E il suo livello di ansia?
«Zero»
Dopo le giovanili del Palermo, Zeman allenò il Licata.
«Una Nazionale siciliana, tra loro parlavano tutti in dialetto. C’era pure Maurizio Schillaci, il cugino di Totò. Aveva più talento, ma gli mancava la testa: un bravo ragazzo dalle pessime frequentazioni. Quando mi rubavano l’autoradio mi rivolgevo a lui. Il giorno dopo me la riportavano»

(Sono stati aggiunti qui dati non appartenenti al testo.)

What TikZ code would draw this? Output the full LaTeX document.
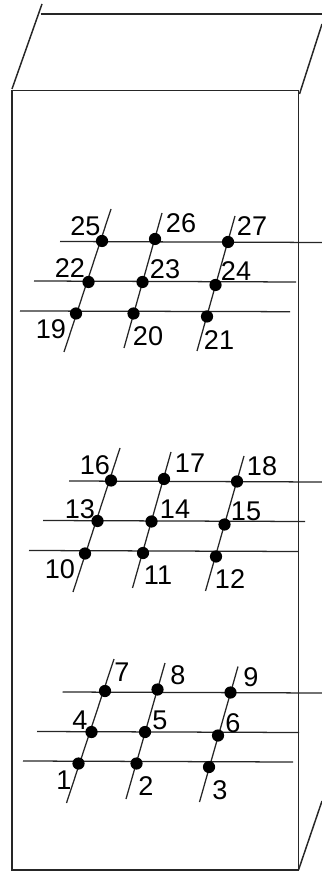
\documentclass[tikz,border=0pt]{standalone}
\usepackage{fontspec}
\setmainfont{Liberation Sans}
\tikzset{
  dot/.style={circle,fill=black,draw=none,minimum size=0.122cm,inner sep=0pt},
  num/.style={font=\fontsize{7.7pt}{9pt}\selectfont,inner sep=0pt},
  wire/.style={line width=0.36pt,black!85},
  edge/.style={line width=0.42pt,black!85}
}
\begin{document}
\begin{tikzpicture}[x=0.01cm,y=-0.01cm]
  \useasboundingbox (0,0) rectangle (322,871);
  % outer box
  \coordinate (tl) at (12,90.5); \coordinate (tr) at (298.5,90.5);
  \coordinate (bl) at (12,870); \coordinate (br) at (298.5,870);
  \draw[edge] (tl) -- (tr) -- (br) -- (bl) -- cycle;
  \coordinate (a0) at (12,89); \coordinate (a1) at (42,4);
  \coordinate (b0) at (40.5,14); \coordinate (b1) at (322,14);
  \coordinate (c0) at (299.5,94); \coordinate (c1) at (322,24);
  \coordinate (d0) at (298.5,870); \coordinate (d1) at (322,801);
  \draw[edge] (a0) -- (a1);
  \draw[edge] (b0) -- (b1);
  \draw[edge] (c0) -- (c1);
  \draw[edge] (d0) -- (d1);
  % horizontal wires
  \foreach \i/\xa/\ya/\xb/\yb in {1/23/761/293/762, 2/37/731.5/299/732.5, 3/62.5/692/322/693,
      4/29/550.5/298/551.5, 5/43/520.5/305/521.5, 6/69/481/322/482,
      7/20/311/290/311.7, 8/34/281/296/282, 9/60/241.5/322/242.5} {
    \coordinate (h\i) at (\xa,\ya); \coordinate (k\i) at (\xb,\yb);
    \draw[wire] (h\i) -- (k\i);
  }
  % slanted wires
  \foreach \i/\xa/\ya/\xb/\yb in {1/66.5/803/114/659, 2/126/799/165/663, 3/199.5/802/238/666.5,
      4/73/592/120/448, 5/132.5/588/171/452, 6/205.5/591/244/456,
      7/64/352/111/209, 8/124/348/162/213, 9/197/351/235/216} {
    \coordinate (p\i) at (\xa,\ya); \coordinate (q\i) at (\xb,\yb);
    \draw[wire] (p\i) -- (q\i);
  }
  % points and their numbers
  \foreach \n/\x/\y/\lx/\ly in {1/78.5/763.5/64/780, 2/136.5/763.5/146/786, 3/209/767/220/790,
      4/91.5/732/80/720, 5/145/732/160/720, 6/218/735.5/233/723,
      7/105/691/122/672, 8/157.5/689.5/178/675, 9/230.5/692.5/251/677,
      10/85/553.5/60/569, 11/143/553/158/575, 12/216/556.5/230/579,
      13/97.5/521/80/509, 14/151.5/521.5/175/509, 15/224.5/524.5/246/511,
      16/111/480.5/95/465, 17/164/479/190/463, 18/237/481.5/262/466,
      19/76/313.5/51/329, 20/133.5/313.5/148/336, 21/207/316.5/219/340,
      22/88.5/282/70/268, 23/142.5/282/165/269, 24/215.5/285/236/271,
      25/102/241/85.5/226, 26/155/239/181/223, 27/228/242/252/226} {
    \node[dot] (n\n) at (\x,\y) {};
    \node[num] (t\n) at (\lx,\ly) {\n};
  }
\end{tikzpicture}
\end{document}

Al Nord lei non ha quasi mai allenato.
«Al Centro-Sud si mangia calcio. Una volta Boksic mi disse: a Torino vinci lo scudetto e dopo un’ora non frega niente a nessuno; a Roma avremmo festeggiato mesi».
Chi è stato il giocatore più forte di tutti i tempi?
«Pelé. Per come si comportava fuori dal campo. Chissà cosa avrebbe fatto Maradona, se non fosse caduto schiavo della droga e delle cattive frequentazioni».
E il giocatore più forte che ha mai avuto?
«Totti. Pareva avesse quattro occhi, due davanti e due dietro. Gli ho visto fare cose che sorprendevano tutti, anche me dalla panchina. Un’intelligenza calcistica prodigiosa. L’ho allenato due volte, quando aveva ventun anni e quando ne aveva trentasei, al mio ritorno alla Roma. Mi ha sempre seguito. E non abbiamo ma litigato».
Gascoigne?
«Non giocava quasi mai. Infortuni. E scherzetti. Avevo un fischietto antico cui ero affezionato; un giorno in allenamento non lo trovai più. Gascoigne l’aveva legato al collo di un tacchino».
Quali sono le sue idee politiche?
«Sono amico di Alessandro Di Battista. Mi ha anche proposto un seggio al Senato; ma la politica non fa per me, e forse neanche per lui. Nel 2018 però ho votato Cinque Stelle».
San Siro va abbattuto?
«No. Meglio semmai abbattere l’Olimpico: la partita si vede male per colpa della pista d’atletica, che si usa una sera l’anno».
Ma potrebbe servire per l’Olimpiade.
«L’Olimpiade è nella migliore delle ipotesi uno spreco, nella peggiore un’occasione per rubare. Come lo fu Italia ’90. Come temo saranno i Giochi invernali di Milano e Cortina».